Sculpture of Roger B. Taney inside the U.S. Capitol in Washington DC. (Photo by: VW Pics/Universal I...
VW Pics/Universal Images Group/Getty Images

Democrats are once again pushing to remove Confederate monuments from the Capitol

Finding Confederate monuments in the United States hardly takes a keen eye. You can see them proudly erected on public streets, in parks, and so many other locations that you may walk by them without question. No matter how unfortunately accustomed to these monuments you are, however, their existence in the U.S. Capitol seems to give anybody pause. Now, Democratic lawmakers are trying — again — to remove Confederate statues from Capitol Hill.

On Tuesday, House Democrats resurrected a bill to take down Confederate monuments at the Capitol that had passed last year. Although directed at removing all Confederate statues, a big focus of the bill is a bust of Roger B. Taney, which would be replaced with one of Thurgood Marshall, the first Black Supreme Court Justice.

If you don't know, Taney was the fifth chief justice of the Supreme Court and wrote the 1857 Dred Scott decision that said Black people could never become U.S. citizens — so they were entitled to none of the protections or legal rights granted to citizens. Of course, that's now widely regarded as one of the worst Supreme Court decisions of all time.

"Painful symbols of racism and white supremacy have no place in our society and certainly should not be enshrined in the U.S. Capitol," Rep. Barbara Lee (D-Calif.), who supported the measure, said in a statement. "It is past time for Congress to stop glorifying those who committed treason against the United States in a concerted effort to uphold slavery and systemic racism."

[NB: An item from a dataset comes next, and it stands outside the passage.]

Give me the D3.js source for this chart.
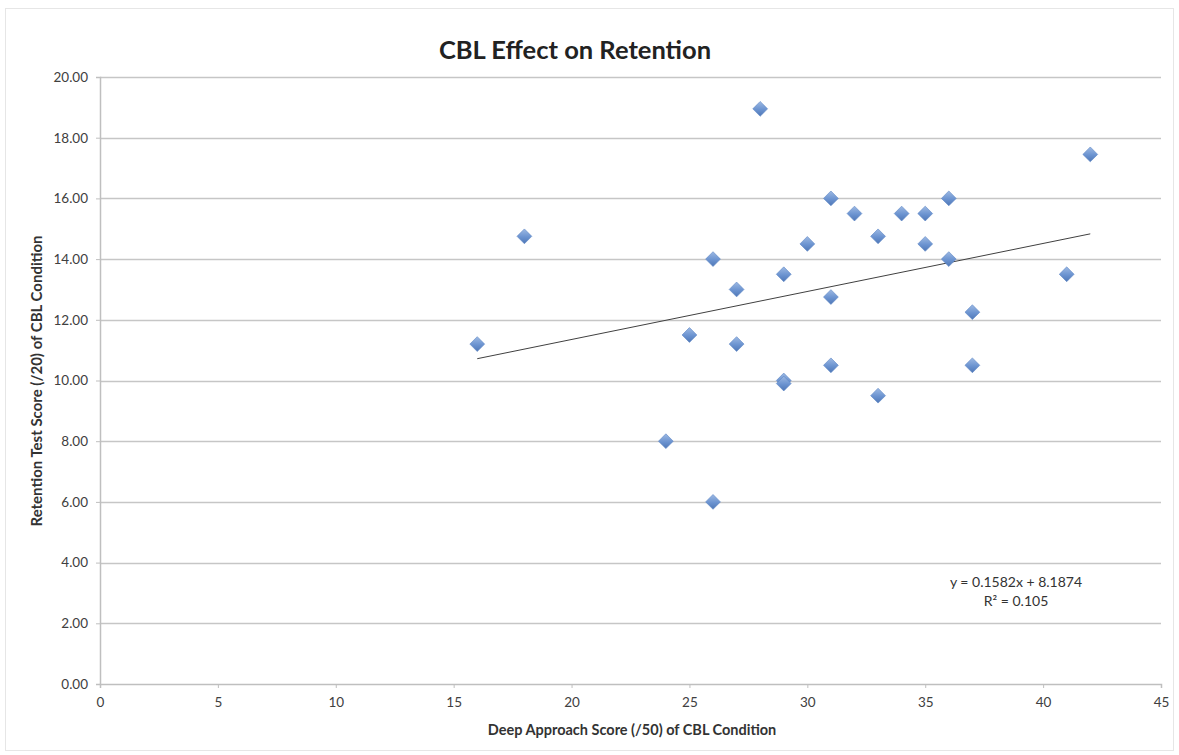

Last year, the Republican-controlled Senate ended up stalling the measure. Now, Democrats have control of both the House and Senate. Although their majority in the Senate isn't by much, they only need 60 votes — so 10 Republican votes — to advance the bill further. Notably, 67 Republicans joined all Democrats in the House vote

"I often say that the Halls of Congress is America's classroom. We ought to teach honor, in this hall, that which makes our country great — not celebrate those who were proponents of racial inequality and hatred," House Majority Whip James Clyburn (D-S.C.) wrote. "It is long past time we #RemoveHate from the U.S. Capitol."

If the bill is passed, not only would Taney's bust come down, but so would all of the statues of people who served in the Confederacy. Per NBC News, Jefferson Davis, the Confederate president, is displayed in Statuary Hall. You're also looking at the removal of statues of Vice President John C. Calhoun, North Carolina Gov. Charles Brantley Aycock, and Arkansas Sen. James Paul Clarke, who were all for slavery, segregation, and white supremacy overall.

There are a ton of monuments throughout the Capitol, so its architect will be asked to help identify any other statues that should be removed. All those removed monuments won't be destroyed, unfortunately. Instead, they'll be returned to the states that sent them there in the first place. In theory, those states could decide to erect the statues elsewhere. But the push to remove Confederate statues really didn't start with Democratic lawmakers, but regular people.

So if states go ahead and re-erect those monuments elsewhere, people may decide to do something about it. And let's be real, regular people have to jump through a lot fewer hoops than politicians. It's technically illegal to just remove statues, sure, but when has that ever stopped anybody? Just ask the Christopher Columbus statue that Baltimore protesters tore down last year, or the one in Richmond that was set on fire and then thrown into a lake for good measure.

While Democrats control the Senate now, they're likely to still face resistance from Republican politicians. However, Republicans might have a harder time arguing their case now that Democratic lawmakers can point to the Jan. 6 attack when supporters of former President Donald Trump stormed Capitol Hill as evidence that the bill needs to be passed now.

“On Jan. 6, we experienced the divisiveness of Confederate battle flags being flown inside the U.S. Capitol," Clyburn said in a statement. "Yet there are still vestiges that remain in this sacred building that glorify people and a movement that embraced that flag and sought to divide and destroy our great country."

Clyburn continued, "This legislation will remove these commemorations from places of honor and demonstrate that as Americans we do not celebrate those who seek to divide us."